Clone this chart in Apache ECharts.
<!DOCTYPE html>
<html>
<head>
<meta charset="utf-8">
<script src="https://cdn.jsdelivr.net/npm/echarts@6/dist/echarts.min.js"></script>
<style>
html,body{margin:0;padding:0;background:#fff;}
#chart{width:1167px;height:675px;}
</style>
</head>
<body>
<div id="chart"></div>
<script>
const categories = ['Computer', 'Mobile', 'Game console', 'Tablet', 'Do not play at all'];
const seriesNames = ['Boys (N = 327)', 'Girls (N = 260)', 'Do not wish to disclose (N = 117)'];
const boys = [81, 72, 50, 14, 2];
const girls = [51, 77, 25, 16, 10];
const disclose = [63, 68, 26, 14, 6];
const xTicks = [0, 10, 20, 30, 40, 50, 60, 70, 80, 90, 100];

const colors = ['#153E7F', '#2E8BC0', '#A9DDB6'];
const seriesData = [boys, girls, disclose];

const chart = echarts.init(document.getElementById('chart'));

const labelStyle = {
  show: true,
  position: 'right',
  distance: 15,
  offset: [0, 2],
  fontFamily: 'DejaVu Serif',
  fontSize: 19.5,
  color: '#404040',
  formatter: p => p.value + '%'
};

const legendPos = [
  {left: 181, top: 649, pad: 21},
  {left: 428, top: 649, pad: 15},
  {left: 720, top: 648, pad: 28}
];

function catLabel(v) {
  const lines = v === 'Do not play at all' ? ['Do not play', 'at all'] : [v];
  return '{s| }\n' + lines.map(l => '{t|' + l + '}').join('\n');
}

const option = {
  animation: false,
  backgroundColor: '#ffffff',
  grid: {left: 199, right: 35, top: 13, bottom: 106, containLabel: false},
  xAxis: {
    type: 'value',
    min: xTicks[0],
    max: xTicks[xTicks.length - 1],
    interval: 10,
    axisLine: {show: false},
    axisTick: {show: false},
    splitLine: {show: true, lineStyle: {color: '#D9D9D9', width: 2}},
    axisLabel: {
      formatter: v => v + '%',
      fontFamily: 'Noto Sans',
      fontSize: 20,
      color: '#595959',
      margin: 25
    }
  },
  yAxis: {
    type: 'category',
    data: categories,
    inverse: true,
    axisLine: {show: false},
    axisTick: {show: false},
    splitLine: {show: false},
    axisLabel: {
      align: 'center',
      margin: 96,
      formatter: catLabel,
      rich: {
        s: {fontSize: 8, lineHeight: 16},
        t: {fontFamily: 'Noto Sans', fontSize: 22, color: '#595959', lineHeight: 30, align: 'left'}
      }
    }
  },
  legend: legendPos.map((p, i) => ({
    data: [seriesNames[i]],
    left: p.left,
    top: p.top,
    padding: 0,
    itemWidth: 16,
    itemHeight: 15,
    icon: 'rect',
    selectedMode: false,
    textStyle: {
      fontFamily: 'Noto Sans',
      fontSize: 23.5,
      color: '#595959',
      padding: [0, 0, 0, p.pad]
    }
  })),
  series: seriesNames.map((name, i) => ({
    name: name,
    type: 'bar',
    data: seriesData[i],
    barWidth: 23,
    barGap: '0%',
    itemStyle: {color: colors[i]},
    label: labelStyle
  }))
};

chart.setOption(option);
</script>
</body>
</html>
────────
Type out the whole listing above again, exactly as it stands.

Clone this chart in Apache ECharts.
<!DOCTYPE html>
<html>
<head>
<meta charset="utf-8">
<script src="https://cdn.jsdelivr.net/npm/echarts@6/dist/echarts.min.js"></script>
<style>
html,body{margin:0;padding:0;background:#fff;}
#chart{width:1167px;height:675px;}
</style>
</head>
<body>
<div id="chart"></div>
<script>
const categories = ['Computer', 'Mobile', 'Game console', 'Tablet', 'Do not play at all'];
const seriesNames = ['Boys (N = 327)', 'Girls (N = 260)', 'Do not wish to disclose (N = 117)'];
const boys = [81, 72, 50, 14, 2];
const girls = [51, 77, 25, 16, 10];
const disclose = [63, 68, 26, 14, 6];
const xTicks = [0, 10, 20, 30, 40, 50, 60, 70, 80, 90, 100];

const colors = ['#153E7F', '#2E8BC0', '#A9DDB6'];
const seriesData = [boys, girls, disclose];

const chart = echarts.init(document.getElementById('chart'));

const labelStyle = {
  show: true,
  position: 'right',
  distance: 15,
  offset: [0, 2],
  fontFamily: 'DejaVu Serif',
  fontSize: 19.5,
  color: '#404040',
  formatter: p => p.value + '%'
};

const legendPos = [
  {left: 181, top: 649, pad: 21},
  {left: 428, top: 649, pad: 15},
  {left: 720, top: 648, pad: 28}
];

function catLabel(v) {
  const lines = v === 'Do not play at all' ? ['Do not play', 'at all'] : [v];
  return '{s| }\n' + lines.map(l => '{t|' + l + '}').join('\n');
}

const option = {
  animation: false,
  backgroundColor: '#ffffff',
  grid: {left: 199, right: 35, top: 13, bottom: 106, containLabel: false},
  xAxis: {
    type: 'value',
    min: xTicks[0],
    max: xTicks[xTicks.length - 1],
    interval: 10,
    axisLine: {show: false},
    axisTick: {show: false},
    splitLine: {show: true, lineStyle: {color: '#D9D9D9', width: 2}},
    axisLabel: {
      formatter: v => v + '%',
      fontFamily: 'Noto Sans',
      fontSize: 20,
      color: '#595959',
      margin: 25
    }
  },
  yAxis: {
    type: 'category',
    data: categories,
    inverse: true,
    axisLine: {show: false},
    axisTick: {show: false},
    splitLine: {show: false},
    axisLabel: {
      align: 'center',
      margin: 96,
      formatter: catLabel,
      rich: {
        s: {fontSize: 8, lineHeight: 16},
        t: {fontFamily: 'Noto Sans', fontSize: 22, color: '#595959', lineHeight: 30, align: 'left'}
      }
    }
  },
  legend: legendPos.map((p, i) => ({
    data: [seriesNames[i]],
    left: p.left,
    top: p.top,
    padding: 0,
    itemWidth: 16,
    itemHeight: 15,
    icon: 'rect',
    selectedMode: false,
    textStyle: {
      fontFamily: 'Noto Sans',
      fontSize: 23.5,
      color: '#595959',
      padding: [0, 0, 0, p.pad]
    }
  })),
  series: seriesNames.map((name, i) => ({
    name: name,
    type: 'bar',
    data: seriesData[i],
    barWidth: 23,
    barGap: '0%',
    itemStyle: {color: colors[i]},
    label: labelStyle
  }))
};

chart.setOption(option);
</script>
</body>
</html>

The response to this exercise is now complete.